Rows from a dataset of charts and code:

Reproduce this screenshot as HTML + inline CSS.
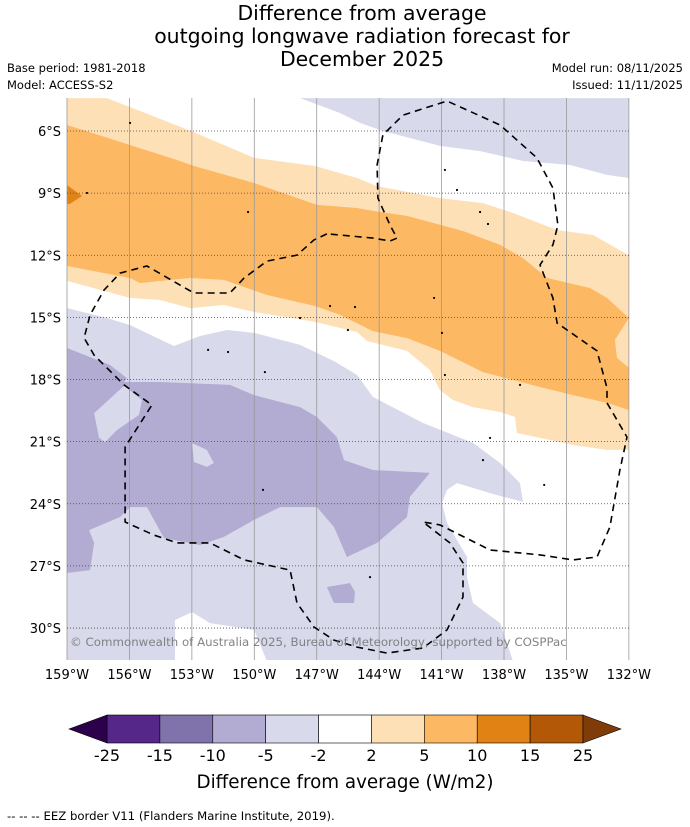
<!DOCTYPE html>
<html><head><meta charset="utf-8"><style>
body{margin:0;background:#fff;width:690px;height:827px;overflow:hidden;font-family:"DejaVu Sans",sans-serif}
svg{position:absolute;left:0;top:0}
</style></head><body>
<svg id="s" width="690" height="827" xmlns="http://www.w3.org/2000/svg">
<defs><clipPath id="mapclip"><rect x="67" y="98" width="562" height="562"/></clipPath></defs>
<g font-family="DejaVu Sans, sans-serif" fill="#000">
<text x="362" y="20" font-size="20.4" text-anchor="middle">Difference from average</text>
<text x="362" y="43" font-size="20.4" text-anchor="middle">outgoing longwave radiation forecast for</text>
<text x="362" y="66" font-size="20.4" text-anchor="middle">December 2025</text>
<text x="7" y="72" font-size="11.5">Base period: 1981-2018</text>
<text x="7" y="89" font-size="11.5">Model: ACCESS-S2</text>
<text x="683" y="72" font-size="11.5" text-anchor="end">Model run: 08/11/2025</text>
<text x="683" y="89" font-size="11.5" text-anchor="end">Issued: 11/11/2025</text>
</g>
<g id="map" clip-path="url(#mapclip)"></g>
<g id="grid"></g>
<g id="over" clip-path="url(#mapclip)"></g>
<text x="70" y="646" font-size="11.8" fill="#777" fill-opacity="0.9" font-family="DejaVu Sans, sans-serif">© Commonwealth of Australia 2025, Bureau of Meteorology, supported by COSPPac</text>
<g id="axes" font-family="DejaVu Sans, sans-serif" font-size="13"></g>
<g id="cbar" font-family="DejaVu Sans, sans-serif"></g>
<text x="345" y="788" font-size="18.3" text-anchor="middle" font-family="DejaVu Sans, sans-serif">Difference from average (W/m2)</text>
<text x="7" y="820" font-size="11.7" font-family="DejaVu Sans, sans-serif">--  --  -- EEZ border V11 (Flanders Marine Institute, 2019).</text>
</svg>
<script>
// Axis data
const latTicks=[6,9,12,15,18,21,24,27,30];
const lonTicks=[159,156,153,150,147,144,141,138,135,132];
// Colorbar data
const cbLevels=[-25,-15,-10,-5,-2,2,5,10,15,25];
const cbColors=["#542788","#8073ac","#b2abd2","#d8daeb","#ffffff","#fee0b6","#fdb863","#e08214","#b35806"];
// Contour polygons [lonW, latS]
const lightOrange=[[159,4.41],[157.08,4.41],[153.04,6.0],[150.01,7.3],[147.08,7.69],[145.06,8.27],[144.1,8.66],[141.08,9.24],[139.01,9.48],[137.57,9.96],[135.45,10.78],[133.72,11.02],[132,12.0],[132,21.4],[133.05,21.4],[134.68,21.16],[136.27,20.82],[137.38,20.58],[137.47,19.81],[138.19,19.57],[139.49,19.33],[140.45,18.99],[141.08,18.51],[141.56,17.54],[142.66,16.62],[144.58,16.14],[145.06,15.71],[147.08,15.22],[150.01,14.74],[151.46,14.4],[153.09,14.55],[154.53,14.16],[155.97,14.06],[159,13.24]];
const orange=[[159,5.71],[155.97,6.68],[153.71,7.4],[152.9,7.69],[150.01,8.51],[146.99,9.57],[145.06,9.72],[144.3,9.86],[142.66,10.1],[139.97,10.83],[138.19,11.5],[137.09,12.13],[135.93,13.1],[133.87,13.58],[133.05,14.06],[132,15.03],[132.67,16.09],[132.57,16.96],[132,17.44],[132,19.47],[133.05,19.13],[134.68,18.75],[136.27,18.36],[139.01,17.64],[141.08,16.62],[142.66,16.0],[144.3,15.66],[145.88,14.88],[147.08,14.45],[149.39,13.92],[151.46,13.19],[153.09,13.1],[155.49,13.34],[155.97,13.1],[159,12.52]];
const darkOrange=[[159,8.61],[158.28,9.14],[158.86,9.52],[159,9.52]];
const lpTop=[[147.8,4.41],[145.88,5.13],[144.92,5.61],[143.82,6.0],[141.08,6.72],[139.15,6.97],[137.09,7.45],[134.83,7.64],[133.05,8.12],[132,8.27],[132,4.41]];
const lpBig=[[159,14.55],[157.08,15.03],[155.97,15.37],[153.86,16.38],[152.61,15.9],[151.31,15.61],[150.01,15.75],[147.8,16.33],[146.17,17.11],[145.06,17.78],[144.3,18.84],[141.89,20.1],[139.49,21.06],[138.19,22.03],[137.23,23.0],[137.09,23.91],[138.34,23.58],[140.26,23.0],[140.74,23.33],[140.98,23.96],[140.74,24.93],[139.78,26.57],[139.78,27.54],[139.49,28.79],[138.19,29.76],[137.57,31.6],[149.39,31.6],[150.01,30.09],[152.13,29.76],[152.99,29.23],[153.81,29.61],[153.81,31.6],[159,31.6]];
const midPurple=[[159,16.48],[156.93,17.3],[156.12,17.93],[156.26,18.12],[154.53,18.12],[153.38,18.17],[151.17,18.26],[150.01,18.75],[147.8,19.33],[146.99,19.81],[146.03,20.78],[145.69,21.89],[144.3,22.37],[141.56,22.51],[142.52,23.67],[142.66,24.64],[144.1,25.89],[145.55,26.57],[146.17,25.12],[146.99,24.16],[148.76,24.16],[150.01,24.78],[151.46,25.6],[152.61,25.99],[154.34,25.65],[154.82,24.78],[155.16,24.16],[155.97,24.16],[156.45,24.64],[157.94,25.27],[157.7,25.89],[157.89,27.2],[159,27.34]];
const lpHole1=[[157.46,20.82],[157.7,19.62],[156.26,18.31],[155.4,18.99],[155.54,19.71],[156.6,20.44],[157.17,21.02]];
const lpHole2=[[152.99,21.07],[152.28,21.4],[151.94,22.03],[152.28,22.22],[152.9,21.98]];
const mpBlob=[[146.51,28.02],[145.4,27.83],[145.16,28.26],[145.21,28.79],[146.17,28.79]];
const eezBorder=[[146.51,10.97],[147.13,11.26],[147.95,11.99],[149.39,12.28],[150.49,13.1],[151.17,13.82],[152.9,13.82],[155.16,12.52],[156.45,12.86],[157.22,13.68],[157.89,14.88],[158.18,15.99],[157.7,16.82],[156.26,18.26],[154.92,19.23],[156.21,21.26],[156.21,24.88],[154.82,25.51],[153.71,25.89],[152.13,25.89],[150.49,26.71],[148.28,27.2],[147.95,28.79],[147.13,29.95],[146.17,30.58],[145.06,30.92],[143.62,31.21],[141.89,30.96],[140.74,30.09],[139.97,28.5],[139.97,26.86],[140.6,25.89],[141.89,24.88],[141.08,25.02],[138.67,26.23],[136.27,26.47],[134.68,26.71],[133.53,26.57],[132.91,25.12],[132.43,22.37],[132.09,20.78],[133.05,19.13],[133.05,18.41],[133.53,16.62],[135.45,15.27],[135.65,14.06],[136.27,12.47],[135.65,11.5],[135.41,10.54],[135.65,8.75],[136.42,7.3],[138.19,5.71],[140.74,4.55],[142.85,5.23],[143.82,6.19],[144.1,7.64],[144.06,9.24],[143.48,10.54],[143.14,11.17],[143.48,11.31],[144.3,11.17],[145.88,11.02],[146.51,10.97]];
const islands=[[155.97,5.61],[158.04,8.99],[150.3,9.91],[140.84,7.88],[140.26,8.85],[139.15,9.91],[138.77,10.49],[141.36,14.06],[140.98,15.75],[146.36,14.45],[145.16,14.5],[147.8,15.03],[145.5,15.61],[152.22,16.57],[151.26,16.67],[149.49,17.64],[140.84,17.78],[138.67,20.82],[139.01,21.89],[136.07,23.09],[149.58,23.33],[144.44,27.54],[137.23,18.26]];

const NS='http://www.w3.org/2000/svg';
const X=lon=>67+(159-lon)*20.81;
const Y=lat=>131+(lat-6)*20.71;
function mk(tag,parent){const e=document.createElementNS(NS,tag);parent.appendChild(e);return e;}
const map=document.getElementById('map'),grid=document.getElementById('grid'),over=document.getElementById('over'),axes=document.getElementById('axes'),cbar=document.getElementById('cbar');
const pts=a=>a.map(p=>X(p[0]).toFixed(1)+','+Y(p[1]).toFixed(1)).join(' ');
function poly(arr,fill,name){const p=mk('polygon',map);p.setAttribute('points',pts(arr));p.setAttribute('fill',fill);

}
const bg=mk('rect',map);bg.setAttribute('x',67);bg.setAttribute('y',98);bg.setAttribute('width',562);bg.setAttribute('height',562);bg.setAttribute('fill','#fff');


poly(lpTop,'#d8daeb','anomaly-minus2-to-minus5-north');
poly(lpBig,'#d8daeb','anomaly-minus2-to-minus5-south');
poly(midPurple,'#b2abd2','anomaly-minus5-to-minus10');
poly(lpHole1,'#d8daeb','anomaly-minus2-to-minus5-pocket-1');
poly(lpHole2,'#d8daeb','anomaly-minus2-to-minus5-pocket-2');
poly(mpBlob,'#b2abd2','anomaly-minus5-to-minus10-blob');
poly(lightOrange,'#fee0b6','anomaly-2-to-5');
poly(orange,'#fdb863','anomaly-5-to-10');
poly(darkOrange,'#e08214','anomaly-10-to-15');
lonTicks.forEach(l=>{const ln=mk('line',grid);ln.setAttribute('x1',X(l));ln.setAttribute('x2',X(l));ln.setAttribute('y1',98);ln.setAttribute('y2',660);ln.setAttribute('stroke','#999');ln.setAttribute('stroke-width','0.8');


const t=mk('text',axes);t.setAttribute('x',X(l));t.setAttribute('y',679);t.setAttribute('text-anchor','middle');t.textContent=l+'°W';

});
latTicks.forEach(l=>{const ln=mk('line',grid);ln.setAttribute('x1',67);ln.setAttribute('x2',629);ln.setAttribute('y1',Y(l));ln.setAttribute('y2',Y(l));ln.setAttribute('stroke','#444');ln.setAttribute('stroke-width','0.8');ln.setAttribute('stroke-dasharray','1,2');


const t=mk('text',axes);t.setAttribute('x',61);t.setAttribute('y',Y(l)+5);t.setAttribute('text-anchor','end');t.textContent=l+'°S';

});
const eez=mk('polyline',over);eez.setAttribute('points',pts(eezBorder));eez.setAttribute('fill','none');eez.setAttribute('stroke','#000');eez.setAttribute('stroke-width','1.6');eez.setAttribute('stroke-dasharray','7,5');


islands.forEach(p=>{const c=mk('circle',over);c.setAttribute('cx',X(p[0]));c.setAttribute('cy',Y(p[1]));c.setAttribute('r','1.1');c.setAttribute('fill','#000');

});
const cx0=107,cx1=583,cy=715,ch=28,n=cbColors.length,w=(cx1-cx0)/n;
cbColors.forEach((c,i)=>{const r=mk('rect',cbar);r.setAttribute('x',cx0+i*w);r.setAttribute('y',cy);r.setAttribute('width',w);r.setAttribute('height',ch);r.setAttribute('fill',c);r.setAttribute('stroke','#000');r.setAttribute('stroke-width','0.6');

});
const tl=mk('polygon',cbar);tl.setAttribute('points',`69,${cy+ch/2} ${cx0},${cy} ${cx0},${cy+ch}`);tl.setAttribute('fill','#2d004b');tl.setAttribute('stroke','#000');tl.setAttribute('stroke-width','0.6');


const tr=mk('polygon',cbar);tr.setAttribute('points',`621,${cy+ch/2} ${cx1},${cy} ${cx1},${cy+ch}`);tr.setAttribute('fill','#7f3b08');tr.setAttribute('stroke','#000');tr.setAttribute('stroke-width','0.6');


cbLevels.forEach((v,i)=>{const t=mk('text',cbar);t.setAttribute('x',cx0+i*w);t.setAttribute('y',761);t.setAttribute('font-size','16');t.setAttribute('text-anchor','middle');t.textContent=v;

});
</script>
</body></html>
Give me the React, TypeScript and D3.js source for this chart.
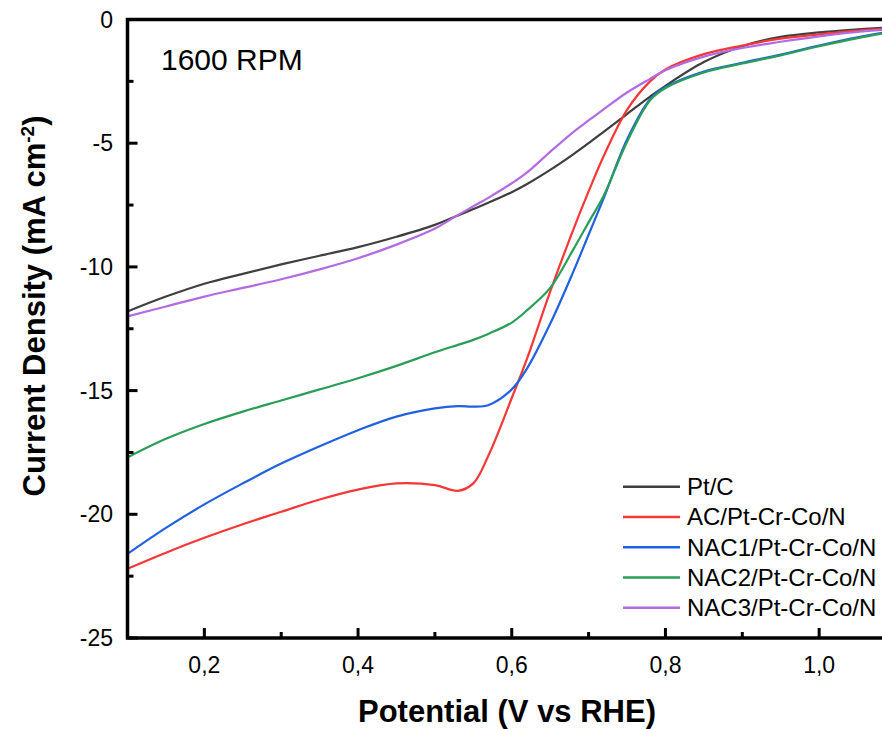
import React from 'react';
import * as d3 from 'd3';

const potential = [0.1, 0.15, 0.2, 0.25, 0.3, 0.35, 0.4, 0.45, 0.5, 0.53, 0.55, 0.57, 0.6, 0.62, 0.65, 0.68, 0.7, 0.72, 0.75, 0.78, 0.8, 0.85, 0.9, 0.95, 1.0, 1.05, 1.1];
const ptC = [-11.8, -11.2, -10.68, -10.28, -9.9, -9.55, -9.2, -8.78, -8.3, -7.92, -7.66, -7.4, -6.98, -6.65, -6.08, -5.45, -5.0, -4.53, -3.82, -3.12, -2.68, -1.72, -1.08, -0.7, -0.52, -0.4, -0.3];
const acPtCrCoN = [-22.2, -21.55, -20.95, -20.4, -19.9, -19.4, -19.0, -18.75, -18.82, -19.05, -18.75, -17.6, -15.3, -13.7, -11.0, -8.5, -6.95, -5.5, -3.65, -2.5, -2.02, -1.4, -1.05, -0.77, -0.6, -0.45, -0.35];
const nac1PtCrCoN = [-21.6, -20.55, -19.6, -18.75, -17.95, -17.25, -16.6, -16.05, -15.72, -15.63, -15.65, -15.58, -14.95, -14.1, -12.3, -10.2, -8.7, -7.2, -4.85, -3.22, -2.73, -2.1, -1.75, -1.42, -1.05, -0.72, -0.45];
const nac2PtCrCoN = [-17.7, -16.95, -16.35, -15.85, -15.4, -14.95, -14.5, -14.0, -13.45, -13.15, -12.95, -12.7, -12.25, -11.75, -10.85, -9.3, -8.2, -7.1, -4.95, -3.27, -2.77, -2.14, -1.78, -1.45, -1.08, -0.75, -0.47];
const nac3PtCrCoN = [-12.0, -11.6, -11.2, -10.85, -10.5, -10.1, -9.65, -9.1, -8.45, -7.9, -7.55, -7.2, -6.62, -6.18, -5.35, -4.55, -4.08, -3.62, -2.95, -2.4, -2.05, -1.5, -1.15, -0.9, -0.68, -0.5, -0.38];

const seriesNames = ['Pt/C', 'AC/Pt-Cr-Co/N', 'NAC1/Pt-Cr-Co/N', 'NAC2/Pt-Cr-Co/N', 'NAC3/Pt-Cr-Co/N'];
const seriesValues = [ptC, acPtCrCoN, nac1PtCrCoN, nac2PtCrCoN, nac3PtCrCoN];
const seriesColors = ['#3f3f3f', '#f73636', '#1f62e0', '#2a9e58', '#b26be2'];

const xMajorTicks = [0.2, 0.4, 0.6, 0.8, 1.0];
const xMinorTicks = [0.3, 0.5, 0.7, 0.9];
const yMajorTicks = [0, -5, -10, -15, -20, -25];
const yMinorTicks = [-2.5, -7.5, -12.5, -17.5, -22.5];

const W = 882;
const H = 729;
const left = 127.5;
const right = 896;
const top = 19.5;
const bottom = 638;
const font = 'Liberation Sans, Arial, sans-serif';

export default function App() {
  const x = d3.scaleLinear().domain([0.1, 1.1]).range([left, right]);
  const y = d3.scaleLinear().domain([-25, 0]).range([bottom, top]);
  const line = d3
    .line<number>()
    .x((_, i) => x(potential[i]))
    .y((d) => y(d))
    .curve(d3.curveCatmullRom.alpha(0.5));
  const fmt = (v: number) => v.toFixed(1).replace('.', ',');

  return (
    <svg width={W} height={H} style={{ position: 'absolute', left: 0, top: 0, background: '#fff' }} fontFamily={font}>
      <defs>
        <clipPath id="plotClip">
          <rect x={left} y={top} width={right - left} height={bottom - top} />
        </clipPath>
      </defs>
      <rect x={0} y={0} width={W} height={H} fill="#fff" />
      <g clipPath="url(#plotClip)">
        {seriesValues.map((vals, i) => (
          <path key={seriesNames[i]} d={line(vals) || ''} fill="none" stroke={seriesColors[i]} strokeWidth={2.2} />
        ))}
      </g>
      <rect x={left} y={top} width={right - left} height={bottom - top} fill="none" stroke="#000" strokeWidth={3.5} />
      {xMajorTicks.map((t) => (
        <g key={'xm' + t}>
          <line x1={x(t)} x2={x(t)} y1={bottom} y2={bottom - 10} stroke="#000" strokeWidth={3} />
          <text x={x(t)} y={673} textAnchor="middle" fontSize={23}>{fmt(t)}</text>
        </g>
      ))}
      {xMinorTicks.map((t) => (
        <line key={'xn' + t} x1={x(t)} x2={x(t)} y1={bottom} y2={bottom - 6} stroke="#000" strokeWidth={3} />
      ))}
      {yMajorTicks.map((t) => (
        <g key={'ym' + t}>
          <line x1={left} x2={left + 10} y1={y(t)} y2={y(t)} stroke="#000" strokeWidth={3} />
          <text x={113} y={y(t) + 8} textAnchor="end" fontSize={23}>{String(t)}</text>
        </g>
      ))}
      {yMinorTicks.map((t) => (
        <line key={'yn' + t} x1={left} x2={left + 6} y1={y(t)} y2={y(t)} stroke="#000" strokeWidth={3} />
      ))}
      <text x={507} y={722} textAnchor="middle" fontSize={31} fontWeight="bold">Potential (V vs RHE)</text>
      <text transform="translate(45,306) rotate(-90)" textAnchor="middle" fontSize={31} fontWeight="bold">
        Current Density (mA cm<tspan dy={-11} fontSize={19}>-2</tspan><tspan dy={11}>)</tspan>
      </text>
      <text x={161} y={70} fontSize={30}>1600 RPM</text>
      {seriesNames.map((name, i) => {
        const ly = 486.7 + i * 30.25;
        return (
          <g key={'lg' + name}>
            <line x1={623} x2={680} y1={ly} y2={ly} stroke={seriesColors[i]} strokeWidth={2.5} />
            <text x={687} y={ly + 8.5} fontSize={24}>{name}</text>
          </g>
        );
      })}
    </svg>
  );
}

## Stated exercise
Extract each line holding the word "this" from the records.

## Reply
Reproduce this screenshot as HTML + inline CSS.
Give me the React, TypeScript and D3.js source for this chart.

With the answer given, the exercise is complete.